# Instruction:
Your copy should hold exactly the lines from the one containing "Rebuild this chart" to the one containing "ax = fig.add_axes([46/656, 68/328, 594/656, (260-78.3)/328])", inclusive, with no pictures.

*** Data rows

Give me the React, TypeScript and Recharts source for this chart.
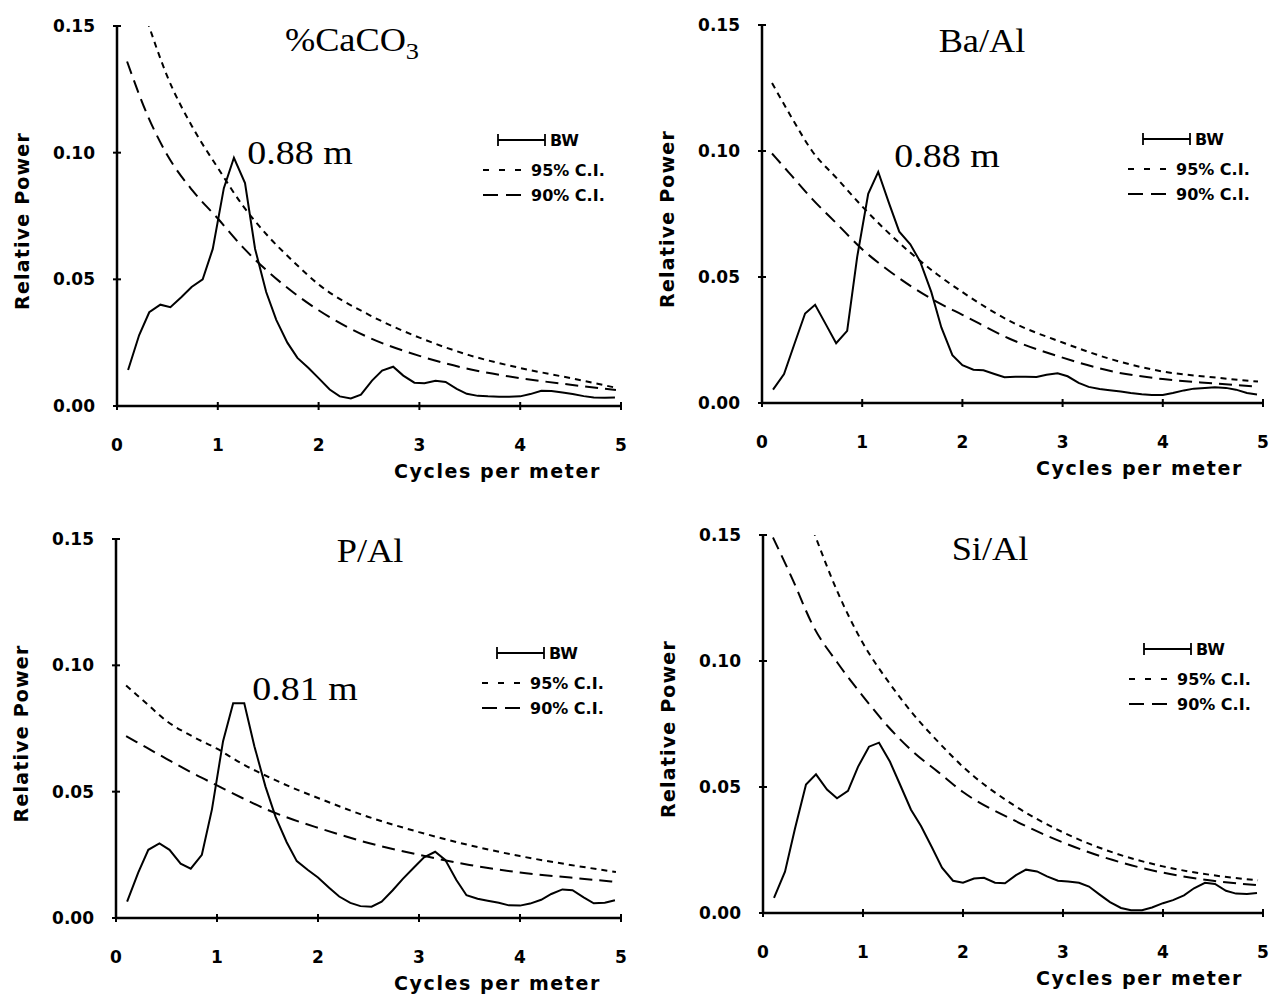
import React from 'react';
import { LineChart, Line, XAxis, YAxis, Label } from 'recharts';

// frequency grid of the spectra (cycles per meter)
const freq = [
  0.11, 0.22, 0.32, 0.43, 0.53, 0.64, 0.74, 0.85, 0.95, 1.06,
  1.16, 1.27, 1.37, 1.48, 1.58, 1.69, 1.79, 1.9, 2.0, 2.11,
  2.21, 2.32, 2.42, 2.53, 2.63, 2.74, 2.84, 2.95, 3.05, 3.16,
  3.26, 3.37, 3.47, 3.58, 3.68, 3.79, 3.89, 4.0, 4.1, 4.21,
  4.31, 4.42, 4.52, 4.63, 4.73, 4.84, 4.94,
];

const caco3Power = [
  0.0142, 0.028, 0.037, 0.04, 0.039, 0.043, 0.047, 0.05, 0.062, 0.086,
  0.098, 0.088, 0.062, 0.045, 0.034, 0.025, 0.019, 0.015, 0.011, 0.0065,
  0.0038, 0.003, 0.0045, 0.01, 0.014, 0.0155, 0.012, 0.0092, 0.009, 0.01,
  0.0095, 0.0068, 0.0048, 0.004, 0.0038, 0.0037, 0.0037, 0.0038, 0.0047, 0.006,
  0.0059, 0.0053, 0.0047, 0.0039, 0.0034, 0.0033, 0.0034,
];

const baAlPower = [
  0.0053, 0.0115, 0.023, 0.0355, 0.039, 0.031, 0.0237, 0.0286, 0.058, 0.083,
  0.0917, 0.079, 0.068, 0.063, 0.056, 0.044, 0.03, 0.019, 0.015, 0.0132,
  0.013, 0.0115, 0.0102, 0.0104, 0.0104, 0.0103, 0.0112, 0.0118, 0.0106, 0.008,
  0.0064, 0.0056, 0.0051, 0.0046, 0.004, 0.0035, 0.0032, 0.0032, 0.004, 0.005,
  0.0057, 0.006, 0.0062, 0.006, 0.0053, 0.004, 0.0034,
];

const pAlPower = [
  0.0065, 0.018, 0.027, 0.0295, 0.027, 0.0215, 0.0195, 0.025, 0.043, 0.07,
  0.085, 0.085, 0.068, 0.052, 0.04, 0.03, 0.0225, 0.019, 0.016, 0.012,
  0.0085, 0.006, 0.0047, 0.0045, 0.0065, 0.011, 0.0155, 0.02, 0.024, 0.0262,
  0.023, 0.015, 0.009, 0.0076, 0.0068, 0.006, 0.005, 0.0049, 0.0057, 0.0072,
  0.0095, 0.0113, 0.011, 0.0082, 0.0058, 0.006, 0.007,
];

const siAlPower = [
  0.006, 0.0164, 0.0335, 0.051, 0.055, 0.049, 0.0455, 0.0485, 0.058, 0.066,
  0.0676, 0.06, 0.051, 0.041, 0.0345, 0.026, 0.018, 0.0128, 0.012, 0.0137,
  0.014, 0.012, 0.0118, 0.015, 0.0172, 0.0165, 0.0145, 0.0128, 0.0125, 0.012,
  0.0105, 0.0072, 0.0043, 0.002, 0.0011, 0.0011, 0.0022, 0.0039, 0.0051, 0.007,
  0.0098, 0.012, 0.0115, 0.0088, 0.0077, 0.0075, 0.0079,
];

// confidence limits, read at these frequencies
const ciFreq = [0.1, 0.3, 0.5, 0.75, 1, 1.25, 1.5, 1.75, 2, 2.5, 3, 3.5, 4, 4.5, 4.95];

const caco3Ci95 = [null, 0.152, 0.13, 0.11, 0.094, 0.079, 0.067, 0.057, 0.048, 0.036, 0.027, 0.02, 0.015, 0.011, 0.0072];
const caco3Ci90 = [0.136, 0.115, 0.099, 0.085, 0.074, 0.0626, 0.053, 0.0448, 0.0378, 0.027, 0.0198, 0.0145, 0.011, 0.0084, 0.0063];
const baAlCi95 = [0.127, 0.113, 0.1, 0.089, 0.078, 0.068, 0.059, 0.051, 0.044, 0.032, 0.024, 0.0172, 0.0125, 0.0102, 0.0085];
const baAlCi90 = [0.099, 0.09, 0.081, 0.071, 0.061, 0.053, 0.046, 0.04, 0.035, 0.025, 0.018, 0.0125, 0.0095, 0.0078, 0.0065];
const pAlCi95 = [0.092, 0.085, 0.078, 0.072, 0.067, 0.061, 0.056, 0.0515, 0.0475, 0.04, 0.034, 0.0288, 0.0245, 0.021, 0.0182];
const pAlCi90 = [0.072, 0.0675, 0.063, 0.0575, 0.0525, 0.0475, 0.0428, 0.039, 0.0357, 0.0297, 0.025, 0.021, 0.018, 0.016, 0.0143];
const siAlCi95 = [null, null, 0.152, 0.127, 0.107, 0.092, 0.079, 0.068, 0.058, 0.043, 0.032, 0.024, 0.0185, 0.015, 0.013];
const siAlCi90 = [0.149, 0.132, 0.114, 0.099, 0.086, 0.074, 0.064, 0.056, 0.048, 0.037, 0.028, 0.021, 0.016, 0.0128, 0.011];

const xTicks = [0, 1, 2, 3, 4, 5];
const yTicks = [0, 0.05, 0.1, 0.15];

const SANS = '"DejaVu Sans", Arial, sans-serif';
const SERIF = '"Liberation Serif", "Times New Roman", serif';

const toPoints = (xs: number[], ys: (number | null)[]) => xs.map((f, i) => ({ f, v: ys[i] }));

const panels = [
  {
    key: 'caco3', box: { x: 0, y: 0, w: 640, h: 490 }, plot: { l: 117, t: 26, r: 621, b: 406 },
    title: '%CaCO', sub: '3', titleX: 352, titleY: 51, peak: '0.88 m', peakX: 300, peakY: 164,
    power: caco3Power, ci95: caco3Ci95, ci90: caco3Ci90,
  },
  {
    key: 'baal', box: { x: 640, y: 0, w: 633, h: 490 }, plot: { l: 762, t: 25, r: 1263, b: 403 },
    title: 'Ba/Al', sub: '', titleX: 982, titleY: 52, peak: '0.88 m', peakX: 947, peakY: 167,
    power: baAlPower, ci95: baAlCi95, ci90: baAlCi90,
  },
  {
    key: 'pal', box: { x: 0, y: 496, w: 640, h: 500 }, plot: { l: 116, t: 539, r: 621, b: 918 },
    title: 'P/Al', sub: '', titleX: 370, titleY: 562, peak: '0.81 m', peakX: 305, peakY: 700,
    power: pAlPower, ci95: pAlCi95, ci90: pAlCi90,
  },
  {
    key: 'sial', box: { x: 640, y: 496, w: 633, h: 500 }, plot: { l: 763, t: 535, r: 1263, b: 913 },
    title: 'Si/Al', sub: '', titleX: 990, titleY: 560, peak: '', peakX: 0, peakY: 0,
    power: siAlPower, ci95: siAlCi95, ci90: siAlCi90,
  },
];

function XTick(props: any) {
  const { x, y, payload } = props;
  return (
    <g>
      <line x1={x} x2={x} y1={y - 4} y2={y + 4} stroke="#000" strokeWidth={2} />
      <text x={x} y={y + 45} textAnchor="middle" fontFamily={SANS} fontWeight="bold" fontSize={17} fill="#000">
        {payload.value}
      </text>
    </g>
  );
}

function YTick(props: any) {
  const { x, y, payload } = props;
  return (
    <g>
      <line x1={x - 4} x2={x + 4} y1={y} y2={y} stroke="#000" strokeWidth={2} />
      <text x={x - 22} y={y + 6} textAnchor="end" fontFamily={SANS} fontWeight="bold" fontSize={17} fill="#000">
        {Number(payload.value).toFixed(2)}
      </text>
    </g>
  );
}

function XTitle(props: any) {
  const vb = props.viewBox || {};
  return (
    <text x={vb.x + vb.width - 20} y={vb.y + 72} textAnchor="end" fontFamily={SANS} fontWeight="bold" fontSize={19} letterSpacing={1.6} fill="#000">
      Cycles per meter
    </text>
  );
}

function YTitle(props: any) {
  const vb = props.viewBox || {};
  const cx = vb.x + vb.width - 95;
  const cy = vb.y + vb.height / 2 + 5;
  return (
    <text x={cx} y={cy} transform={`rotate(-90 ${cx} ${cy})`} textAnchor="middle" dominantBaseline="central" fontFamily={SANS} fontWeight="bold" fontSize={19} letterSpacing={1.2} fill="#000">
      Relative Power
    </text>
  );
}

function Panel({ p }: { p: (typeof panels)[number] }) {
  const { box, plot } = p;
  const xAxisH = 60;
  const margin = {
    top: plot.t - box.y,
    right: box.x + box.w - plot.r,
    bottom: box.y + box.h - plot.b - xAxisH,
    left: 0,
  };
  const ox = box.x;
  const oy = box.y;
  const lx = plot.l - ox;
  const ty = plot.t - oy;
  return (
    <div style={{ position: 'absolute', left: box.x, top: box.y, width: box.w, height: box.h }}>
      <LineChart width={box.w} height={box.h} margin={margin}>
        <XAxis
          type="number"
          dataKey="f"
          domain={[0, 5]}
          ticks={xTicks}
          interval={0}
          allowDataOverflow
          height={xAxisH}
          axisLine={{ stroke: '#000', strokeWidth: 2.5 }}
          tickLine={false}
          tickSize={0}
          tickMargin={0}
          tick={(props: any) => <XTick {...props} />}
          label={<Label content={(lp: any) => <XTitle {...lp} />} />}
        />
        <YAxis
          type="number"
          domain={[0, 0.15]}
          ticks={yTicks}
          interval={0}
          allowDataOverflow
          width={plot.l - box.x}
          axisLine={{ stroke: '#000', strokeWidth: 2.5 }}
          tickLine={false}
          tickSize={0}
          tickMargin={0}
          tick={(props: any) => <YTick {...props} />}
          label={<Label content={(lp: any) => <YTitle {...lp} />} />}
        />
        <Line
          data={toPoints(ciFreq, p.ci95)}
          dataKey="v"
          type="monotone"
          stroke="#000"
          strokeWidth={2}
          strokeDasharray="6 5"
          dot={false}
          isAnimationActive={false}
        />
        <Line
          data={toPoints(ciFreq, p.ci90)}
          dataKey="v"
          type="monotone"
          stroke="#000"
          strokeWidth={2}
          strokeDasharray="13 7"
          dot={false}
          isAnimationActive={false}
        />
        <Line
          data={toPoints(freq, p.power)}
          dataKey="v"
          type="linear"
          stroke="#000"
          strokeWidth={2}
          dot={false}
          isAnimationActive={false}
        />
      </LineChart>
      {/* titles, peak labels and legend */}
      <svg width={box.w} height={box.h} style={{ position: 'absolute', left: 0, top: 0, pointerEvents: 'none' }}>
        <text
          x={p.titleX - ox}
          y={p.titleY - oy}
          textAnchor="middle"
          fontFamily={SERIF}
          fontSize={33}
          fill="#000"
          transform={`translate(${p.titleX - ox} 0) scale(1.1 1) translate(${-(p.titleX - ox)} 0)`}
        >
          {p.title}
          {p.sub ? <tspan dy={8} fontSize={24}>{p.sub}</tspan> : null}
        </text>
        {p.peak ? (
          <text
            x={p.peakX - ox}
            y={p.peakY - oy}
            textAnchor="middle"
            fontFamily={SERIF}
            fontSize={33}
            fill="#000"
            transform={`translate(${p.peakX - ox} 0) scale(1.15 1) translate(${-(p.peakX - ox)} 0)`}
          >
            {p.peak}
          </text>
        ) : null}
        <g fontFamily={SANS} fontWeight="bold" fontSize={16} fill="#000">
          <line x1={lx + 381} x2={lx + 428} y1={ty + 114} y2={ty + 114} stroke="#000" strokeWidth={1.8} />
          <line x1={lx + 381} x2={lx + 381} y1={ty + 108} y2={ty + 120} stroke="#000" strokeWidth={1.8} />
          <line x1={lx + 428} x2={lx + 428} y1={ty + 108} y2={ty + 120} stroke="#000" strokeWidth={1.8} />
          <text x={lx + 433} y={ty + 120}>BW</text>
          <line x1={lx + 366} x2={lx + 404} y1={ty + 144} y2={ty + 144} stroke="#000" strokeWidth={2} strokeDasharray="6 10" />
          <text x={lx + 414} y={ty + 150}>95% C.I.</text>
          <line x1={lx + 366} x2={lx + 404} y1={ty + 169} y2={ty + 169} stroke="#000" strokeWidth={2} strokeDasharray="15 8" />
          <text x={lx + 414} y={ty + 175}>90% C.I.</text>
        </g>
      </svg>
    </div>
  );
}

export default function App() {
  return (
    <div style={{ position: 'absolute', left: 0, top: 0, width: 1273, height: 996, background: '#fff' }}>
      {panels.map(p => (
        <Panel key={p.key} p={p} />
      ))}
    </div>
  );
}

******
*** Data rows

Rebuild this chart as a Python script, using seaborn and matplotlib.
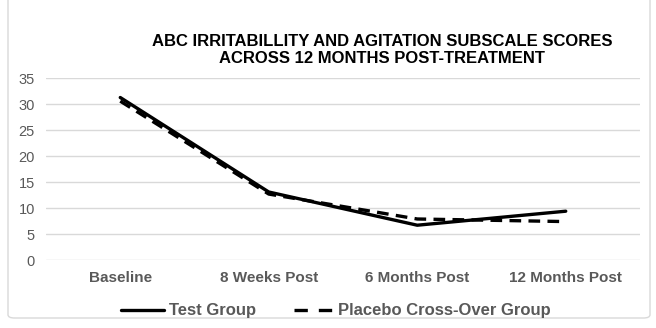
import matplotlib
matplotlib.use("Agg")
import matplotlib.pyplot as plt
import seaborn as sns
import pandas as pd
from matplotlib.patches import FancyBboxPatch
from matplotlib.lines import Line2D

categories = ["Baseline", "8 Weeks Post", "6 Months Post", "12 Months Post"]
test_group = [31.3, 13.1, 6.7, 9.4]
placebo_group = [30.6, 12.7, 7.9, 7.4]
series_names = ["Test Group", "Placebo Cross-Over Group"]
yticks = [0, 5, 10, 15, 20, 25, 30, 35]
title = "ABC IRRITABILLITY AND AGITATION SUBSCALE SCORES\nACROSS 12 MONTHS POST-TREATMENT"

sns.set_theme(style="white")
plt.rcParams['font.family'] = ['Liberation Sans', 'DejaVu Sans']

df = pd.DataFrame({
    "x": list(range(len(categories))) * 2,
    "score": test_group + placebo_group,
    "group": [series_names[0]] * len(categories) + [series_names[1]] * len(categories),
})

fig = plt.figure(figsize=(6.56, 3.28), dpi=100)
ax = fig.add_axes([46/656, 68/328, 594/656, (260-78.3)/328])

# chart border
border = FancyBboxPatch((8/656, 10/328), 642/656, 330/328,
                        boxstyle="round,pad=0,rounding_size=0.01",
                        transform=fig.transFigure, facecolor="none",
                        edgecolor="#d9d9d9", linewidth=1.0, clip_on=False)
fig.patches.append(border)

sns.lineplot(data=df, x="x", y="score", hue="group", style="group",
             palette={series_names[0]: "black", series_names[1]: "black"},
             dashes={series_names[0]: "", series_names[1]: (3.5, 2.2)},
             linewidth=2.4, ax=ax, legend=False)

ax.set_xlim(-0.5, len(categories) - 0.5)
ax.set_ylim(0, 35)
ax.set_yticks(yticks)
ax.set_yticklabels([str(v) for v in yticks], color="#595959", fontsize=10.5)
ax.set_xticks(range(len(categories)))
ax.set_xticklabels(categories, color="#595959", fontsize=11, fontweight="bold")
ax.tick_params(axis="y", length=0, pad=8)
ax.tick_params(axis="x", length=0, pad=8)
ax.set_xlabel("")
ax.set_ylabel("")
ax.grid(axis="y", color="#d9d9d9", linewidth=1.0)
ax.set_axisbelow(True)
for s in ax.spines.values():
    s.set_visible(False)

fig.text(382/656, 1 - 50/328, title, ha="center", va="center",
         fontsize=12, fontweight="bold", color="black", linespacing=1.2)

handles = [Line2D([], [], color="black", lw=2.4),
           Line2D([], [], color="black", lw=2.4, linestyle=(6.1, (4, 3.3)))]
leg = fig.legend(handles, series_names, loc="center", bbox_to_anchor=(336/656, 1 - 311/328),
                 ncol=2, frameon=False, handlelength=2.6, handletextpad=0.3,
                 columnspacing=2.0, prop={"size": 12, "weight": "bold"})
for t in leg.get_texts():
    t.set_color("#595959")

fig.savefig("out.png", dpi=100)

******

# Correct response:
Rebuild this chart as a Python script, using seaborn and matplotlib.
import matplotlib
matplotlib.use("Agg")
import matplotlib.pyplot as plt
import seaborn as sns
import pandas as pd
from matplotlib.patches import FancyBboxPatch
from matplotlib.lines import Line2D

categories = ["Baseline", "8 Weeks Post", "6 Months Post", "12 Months Post"]
test_group = [31.3, 13.1, 6.7, 9.4]
placebo_group = [30.6, 12.7, 7.9, 7.4]
series_names = ["Test Group", "Placebo Cross-Over Group"]
yticks = [0, 5, 10, 15, 20, 25, 30, 35]
title = "ABC IRRITABILLITY AND AGITATION SUBSCALE SCORES\nACROSS 12 MONTHS POST-TREATMENT"

sns.set_theme(style="white")
plt.rcParams['font.family'] = ['Liberation Sans', 'DejaVu Sans']

df = pd.DataFrame({
    "x": list(range(len(categories))) * 2,
    "score": test_group + placebo_group,
    "group": [series_names[0]] * len(categories) + [series_names[1]] * len(categories),
})

fig = plt.figure(figsize=(6.56, 3.28), dpi=100)
ax = fig.add_axes([46/656, 68/328, 594/656, (260-78.3)/328])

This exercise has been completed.